Frank snorted into the telephone. “I’m old, not dead. Don’t you think I can tell when a guy’s got sex on his mind? And that Peach, he could give you a run for your money. Flossie says he has a butt you could crack walnuts on, and Brenda says she heard SEALs can last like two hours in the sack.”
I do not friggin’ believe this.
“What do you want me to do?”
“Do you still love her?”
He refused to answer. But he began to finger the worry beads in his pocket.
“This might be your last chance.”
The line went dead.
He was clutching those beads so hard he would probably have dents in his palm.
Angel and Grace looked at him with interest.
“Frank says Ronnie is out on a boat in the middle of the ocean, and you know how scared she is of water. Plus, the old fart says Ronnie is about to get it on with some guy who has a butt that could crack walnuts. And he has the staying power of a . . . Navy SEAL.”
Both their jaws dropped as they gaped at him. Then they burst out laughing.
“I should probably go back and help her. She’s probably terrified, being on the open seas and everything.”
They continued to laugh.
“And, really, Ronnie is naive when it comes to men. She needs me to check the guy out.”
They weren’t buying his motives one bit and went on laughing like hyenas. He thought about throwing his worry beads at them.
“He says this is my last chance.”
They stopped laughing.
He left for home that night.
YMCA, YMCA . . .
Three days later, they still hadn’t located the exact site. Frank sensed they would soon, and his instincts were always good.

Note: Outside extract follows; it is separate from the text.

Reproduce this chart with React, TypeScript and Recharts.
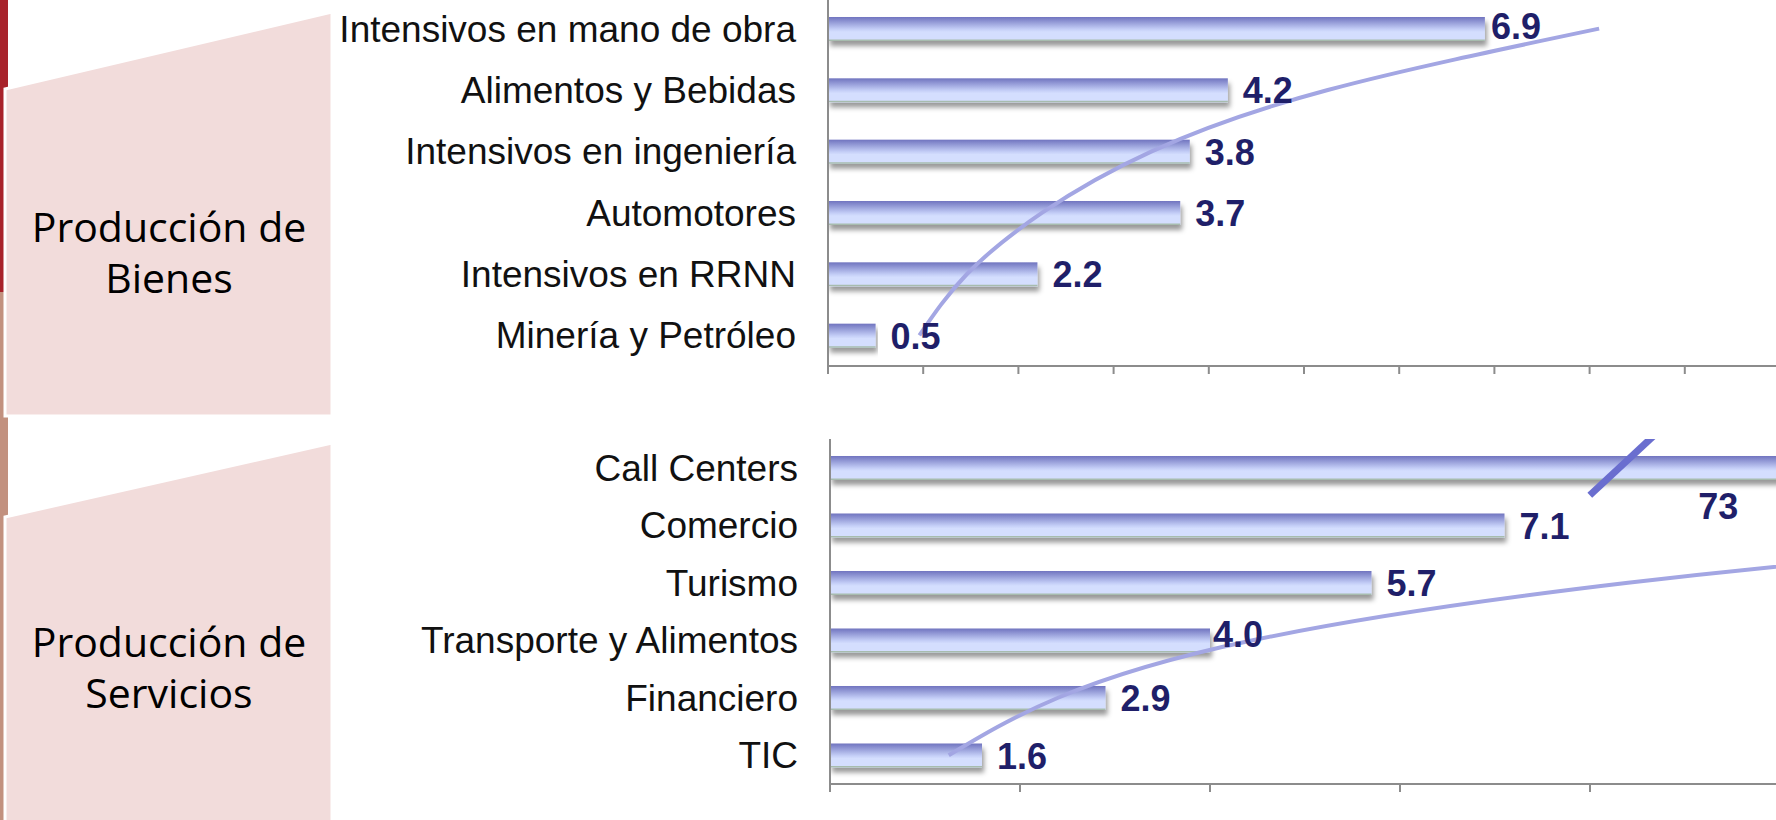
import React from "react";
import {
  ComposedChart,
  Bar,
  Line,
  XAxis,
  YAxis,
  LabelList,
  ReferenceDot,
} from "recharts";

const AXIS = "#8c8c8c";
const TREND = "#a3a6e3";
const LABEL = "#1f1f69";
const SLASH = "#6a6ecf";
const PANEL = "#f2dcdb";
const SANS = "'Liberation Sans', Arial, sans-serif";

// Producción de Bienes, top to bottom
const goodsCategories = [
  "Intensivos en mano de obra",
  "Alimentos y Bebidas",
  "Intensivos en ingeniería",
  "Automotores",
  "Intensivos en RRNN",
  "Minería y Petróleo",
];
const goodsValues = [6.9, 4.2, 3.8, 3.7, 2.2, 0.5];
const goodsTrend = [8.1, 5.25, 3.4, 2.25, 1.46, 0.96];
const goodsTicks = [0, 1, 2, 3, 4, 5, 6, 7, 8, 9, 10];

// Producción de Servicios, top to bottom
const serviceCategories = [
  "Call Centers",
  "Comercio",
  "Turismo",
  "Transporte y Alimentos",
  "Financiero",
  "TIC",
];
const serviceValues = [73, 7.1, 5.7, 4.0, 2.9, 1.6];
const serviceTrend = [30, 15.9, 8.4, 4.45, 2.4, 1.25];
const serviceTicks = [0, 2, 4, 6, 8, 10];

const AXIS_MAX = 10;
const BREAK_AT = 8.34; // where the broken Call Centers bar is cut
const BREAK_LABEL_AT = 9.35;

const goodsRows = goodsCategories.map((name, i) => ({
  name,
  value: goodsValues[i],
  trend: goodsTrend[i],
}));
const serviceRows = serviceCategories.map((name, i) => ({
  name,
  value: serviceValues[i],
  trend: serviceTrend[i],
}));

// small hand nudges for labels that sit off the default spot
const goodsNudges: Record<number, { dx: number; dy: number }> = {
  0: { dx: -9, dy: -3 },
};
const serviceNudges: Record<number, { dx: number; dy: number }> = {
  3: { dx: -12, dy: -7 },
};

const noTickLabel = () => <g />;

const barShape = (id: string) => (props: any) => {
  const { x, y, width, height } = props;
  if (!width || width <= 0) return <g />;
  return (
    <g>
      <rect
        x={x}
        y={y}
        width={width}
        height={height}
        fill={`url(#grad-${id})`}
        filter={`url(#shadow-${id})`}
      />
      <line
        x1={x}
        x2={x + width}
        y1={y + height - 0.75}
        y2={y + height - 0.75}
        stroke="#a7bcae"
        strokeWidth={1.5}
      />
    </g>
  );
};

const valueLabel =
  (nudges: Record<number, { dx: number; dy: number }>) => (props: any) => {
    const vb = props.viewBox || props;
    const { x, y, width, height } = vb;
    const v = Number(props.value);
    if (v > AXIS_MAX) return null;
    const n = nudges[props.index] || { dx: 0, dy: 0 };
    return (
      <text
        x={x + width + 15 + n.dx}
        y={y + height / 2 + 13 + n.dy}
        fill={LABEL}
        fontSize={36}
        fontWeight="bold"
        fontFamily={SANS}
      >
        {v.toFixed(1)}
      </text>
    );
  };

function Defs({ id }: { id: string }) {
  return (
    <defs>
      <linearGradient id={`grad-${id}`} x1="0" y1="0" x2="0" y2="1">
        <stop offset="0" stopColor="#7074bf" />
        <stop offset="0.5" stopColor="#c3cdf6" />
        <stop offset="0.62" stopColor="#d4defe" />
        <stop offset="1" stopColor="#d4defe" />
      </linearGradient>
      <filter id={`shadow-${id}`} x="-5%" y="-50%" width="110%" height="250%">
        <feDropShadow dx="2" dy="5" stdDeviation="2.5" floodColor="#000" floodOpacity="0.4" />
      </filter>
    </defs>
  );
}

function HBarChart({
  id,
  rows,
  ticks,
  axisX,
  height,
  nudges,
  extras,
}: {
  id: string;
  rows: { name: string; value: number; trend: number }[];
  ticks: number[];
  axisX: number;
  height: number;
  nudges: Record<number, { dx: number; dy: number }>;
  extras?: React.ReactNode;
}) {
  return (
    <ComposedChart
      layout="vertical"
      width={1780}
      height={height}
      data={rows}
      margin={{ top: 0, right: 0, bottom: 0, left: 0 }}
    >
      <Defs id={id} />
      <XAxis
        type="number"
        domain={[0, AXIS_MAX]}
        ticks={ticks}
        allowDataOverflow
        interval={0}
        tick={noTickLabel}
        tickSize={8}
        height={12}
        axisLine={{ stroke: AXIS, strokeWidth: 2 }}
        tickLine={{ stroke: AXIS, strokeWidth: 2 }}
      />
      <YAxis
        type="category"
        dataKey="name"
        width={axisX}
        interval={0}
        tickLine={false}
        tickSize={0}
        tickMargin={32}
        axisLine={{ stroke: AXIS, strokeWidth: 2 }}
        tick={{ fill: "#111", fontSize: 37, fontFamily: SANS }}
      />
      <Bar dataKey="value" barSize={24} shape={barShape(id)} isAnimationActive={false}>
        <LabelList dataKey="value" content={valueLabel(nudges)} />
      </Bar>
      <Line
        dataKey="trend"
        type="natural"
        stroke={TREND}
        strokeWidth={4}
        dot={false}
        activeDot={false}
        isAnimationActive={false}
      />
      {extras}
    </ComposedChart>
  );
}

function SidePanels() {
  const txt = {
    fontFamily: "'Open Sans', sans-serif",
    fontSize: 41,
    fill: "#000",
    textAnchor: "middle" as const,
  };
  return (
    <svg width={340} height={820} style={{ position: "absolute", left: 0, top: 0 }}>
      <rect x={0} y={0} width={8} height={292} fill="#a8232b" />
      <rect x={0} y={292} width={8} height={528} fill="#c2917f" />
      <polygon points="5,89 332,12 332,416 5,416" fill={PANEL} stroke="#fff" strokeWidth={3} />
      <polygon points="5,517 332,443 332,824 5,824" fill={PANEL} stroke="#fff" strokeWidth={3} />
      <text x={169} y={242} {...txt}>Producción de</text>
      <text x={169} y={293} {...txt}>Bienes</text>
      <text x={169} y={657} {...txt}>Producción de</text>
      <text x={169} y={708} {...txt}>Servicios</text>
    </svg>
  );
}

export default function App() {
  const breakSlash = (p: any) => (
    <line
      x1={p.cx - 32.5}
      y1={p.cy + 27.5}
      x2={p.cx + 32.5}
      y2={p.cy - 33}
      stroke={SLASH}
      strokeWidth={7}
    />
  );
  const bigLabel = (p: any) => (
    <text
      x={p.cx}
      y={p.cy + 51}
      textAnchor="middle"
      fill={LABEL}
      fontSize={36}
      fontWeight="bold"
      fontFamily={SANS}
    >
      {serviceValues[0]}
    </text>
  );

  return (
    <div
      style={{
        position: "absolute",
        left: 0,
        top: 0,
        width: 1776,
        height: 820,
        overflow: "hidden",
        background: "#fff",
      }}
    >
      <SidePanels />
      <div style={{ position: "absolute", left: 0, top: -2 }}>
        <HBarChart
          id="goods"
          rows={goodsRows}
          ticks={goodsTicks}
          axisX={828}
          height={380}
          nudges={goodsNudges}
        />
      </div>
      <div style={{ position: "absolute", left: 0, top: 439 }}>
        <HBarChart
          id="services"
          rows={serviceRows}
          ticks={serviceTicks}
          axisX={830}
          height={357}
          nudges={serviceNudges}
          extras={[
            <ReferenceDot
              key="slash"
              x={BREAK_AT}
              y="Call Centers"
              r={0}
              shape={breakSlash}
            />,
            <ReferenceDot
              key="lbl"
              x={BREAK_LABEL_AT}
              y="Call Centers"
              r={0}
              shape={bigLabel}
            />,
          ]}
        />
      </div>
    </div>
  );
}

He got up before dawn and checked all the equipment that would be used on board once the divers went down, even though they had been checked and rechecked before. A person couldn’t be too careful on a diving operation.
He decided to do his morning push-ups before everyone else awakened. The sun just came over the horizon when he began. A small orange ball against a pale blue palette. Scenes like this convinced him there was a God. “One, two, three . . .”
“Oh, good Lord!” someone shrieked, and he fell flat to the deck like a pancake.
He got up on all fours, clumsily, then managed to sit down, even though his knees and other parts of his body protested. Turning, he saw Ronnie. “What the hell’s wrong with you, girl? Now I have to start over.”
“Are you crazy?”
“Probably.”
“You’re exercising with a cigar in your mouth,” she pointed out, as if he didn’t know.
“It’s not lit.”
“You’re seventy-five years old.”
“So?”
“It isn’t safe for you to exert yourself that way. Is it?”
“Now you’re going to worry about me? Pfff!”